Alors que les Daft Punk s’appuient sur la puissance de feux marketing de l’invincible (?) armada Virgin, un groupe auto-produit se livre à une guérilla publicitaire incessante depuis son site Web. Tous les médias musicaux ont été progressivement noyautés : radios, magazines, sites de téléchargement et finalement -l’honneur est sauf- le présent webmag culturel. Ce « groupe d’électro-chanson française au confluent de la pop-rock, de la chanson à texte et des musiques électroniques », selon la définition proposée, s’appelle La Blanche et son premier album, Michel Rocard, en hommage au RMI qui assure provisoirement la subsistance d’Eric La Blanche, homme de communication ayant tout plaqué pour se consacrer au chant et à l’écriture. Michel Rocard leur a refusé l’utilisation de son nom mais il s’est fendu d’une lettre digne d’un pigiste de Chronic’art : « J’ai écouté certains titres de votre disque, j’ai apprécié la langueur poétique qui les anime et l’engagement qui les caractérise. Il m’a semblé déceler l’influence de Bashung (…). » Cette habile stratégie promotionnelle pourrait inspirer la méfiance si elle n’était pas au service d’une étonnante maquette 10 titres dans laquelle scintillent déjà de belles promesses d’avenir.
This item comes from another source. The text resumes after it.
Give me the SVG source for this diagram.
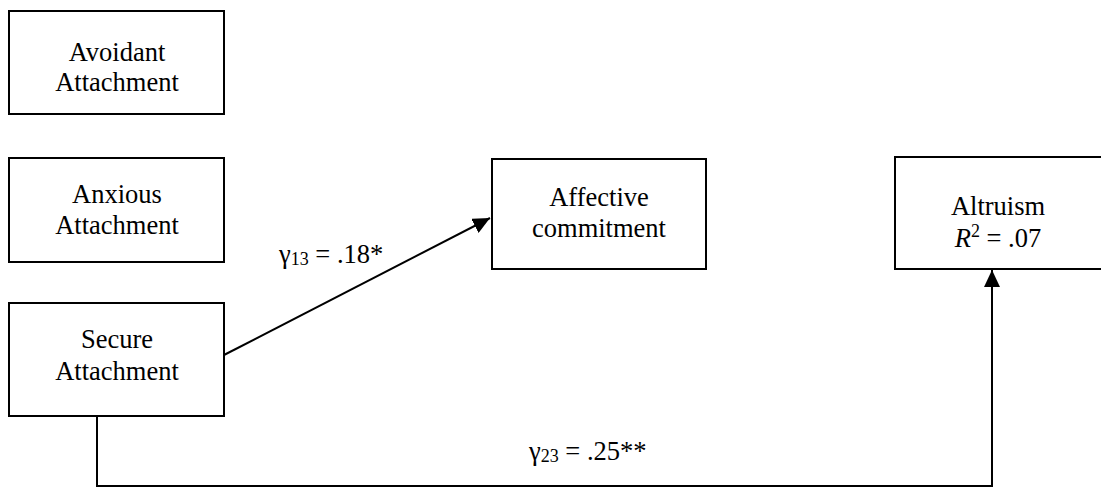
<svg xmlns="http://www.w3.org/2000/svg" width="1101" height="487" viewBox="0 0 1101 487">
<style>
.box{fill:#fff;stroke:#000;stroke-width:2}
.t{font-family:"Liberation Serif","Times New Roman",serif;font-size:26.5px;fill:#000;text-anchor:middle}
.lab{font-family:"Liberation Serif","Times New Roman",serif;font-size:26.5px;fill:#000}
.sub{font-size:18px}
.conn{fill:none;stroke:#000;stroke-width:2}
</style>
<defs>
<marker id="arr" markerUnits="userSpaceOnUse" markerWidth="18" markerHeight="16" refX="17" refY="8" orient="auto">
<path d="M0,0 L17,8 L0,16 Z" fill="#000"/>
</marker>
</defs>
<rect width="1101" height="487" fill="#fff"/>
<g id="connectors">
<line class="conn" x1="224" y1="355" x2="490" y2="218" marker-end="url(#arr)"/>
<polyline class="conn" points="97,416 97,486 992,486 992,270" marker-end="url(#arr)"/>
</g>
<g id="avoidant">
<rect class="box" x="9" y="11" width="215" height="103"/>
<text class="t" x="117" y="61">Avoidant</text>
<text class="t" x="117" y="91">Attachment</text>
</g>
<g id="anxious">
<rect class="box" x="9" y="158" width="215" height="104"/>
<text class="t" x="117" y="203">Anxious</text>
<text class="t" x="117" y="234">Attachment</text>
</g>
<g id="secure">
<rect class="box" x="9" y="303" width="215" height="113"/>
<text class="t" x="117" y="348">Secure</text>
<text class="t" x="117" y="380">Attachment</text>
</g>
<g id="affective">
<rect class="box" x="492" y="159" width="214" height="110"/>
<text class="t" x="599" y="206">Affective</text>
<text class="t" x="599" y="237">commitment</text>
</g>
<g id="altruism">
<rect class="box" x="895" y="157" width="214" height="112"/>
<text class="t" x="998" y="215">Altruism</text>
<text class="t" x="998" y="247"><tspan font-style="italic">R</tspan><tspan class="sub" dy="-10">2</tspan><tspan dy="10"> = .07</tspan></text>
</g>
<g id="labels">
<text class="lab" x="279" y="263">γ<tspan class="sub" dy="2">13</tspan><tspan dy="-2"> = .18*</tspan></text>
<text class="lab" x="529" y="460">γ<tspan class="sub" dy="2">23</tspan><tspan dy="-2"> = .25**</tspan></text>
</g>
</svg>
Michel Rocard brille par la qualité indéniable des compositions, signées par les trois autres membres du groupe : Christophe (guitare, synthés), Colin (guitare) et Bart (basse). A l’écoute des textes d’Eric La Blanche, on imagine un auteur noyé dans la mélancolie (Bart, La Rivière) et les névroses amoureuses (Approche, L’Ennui, La Folle, SOL). Pourtant, Eric La Blanche ne cultive pas la fascination vénéneuse de la douleur et du désespoir, il joue simplement avec les « décalages, les brèches qui apparaissent dans la vie quotidienne ». Fausse pudeur ? Pas vraiment, Approche (la servitude en adepte), déclaration d’amour sado-masochiste, s’inspire plus d’une lecture traumatisante des Histoires d’O que d’une expérience érotique vécue. Ce titre évoque les ambiances capiteuses de Mélodie Nelson, tout comme Sous-Marine semble jaillir des confessions schizophréniques de L’Homme à la tête de chou (« Moi je songe à d’autres abîmes, D’autres cavernes sous Marine, Chaleurs humides, pluies torridiennes… »). Si l’on compare souvent son chant à celui de Miossec, ce rapprochement tient plus à la précarité des conditions d’enregistrement qu’à une technique vocale délibérément empruntée au Breton : Eric La Blanche a étudié pendant un an le chant lyrique au conservatoire mais ses voisins supportent mal le bruit des répétitions… Ca n’empêche pas La Blanche de rendre hommage à Miossec sur Un Homme, qui chronique la dérive d’un alcoolique anonyme avec la tragique démesure de Brel.
Michel Rocard pourrait se limiter à un exercice de style parfaitement maîtrisé s’il ne recelait une collection de chansons plus audacieuses, une suite de « petits univers » ironiques aux arrangements bruts et inventifs : l’indolente bossa de L’Ennui, les rythmes electro-ethno de La Rivière et La Piscine, désopilante plongée robotique dans les amours dérisoires d’un nageur transi (« Notre amour est resté dans l’eau mêlée d’urine, Entre les lignes bleues au fond de la piscine »). Alain Lubrano, ingénieur du son sur le dernier Françoise Hardy, s’est proposé de réaliser un EP 6 titres. Gageons que cette collaboration permettra de donner à ces compositions toute leur ampleur et réveillera l’intérêt engourdi des majors.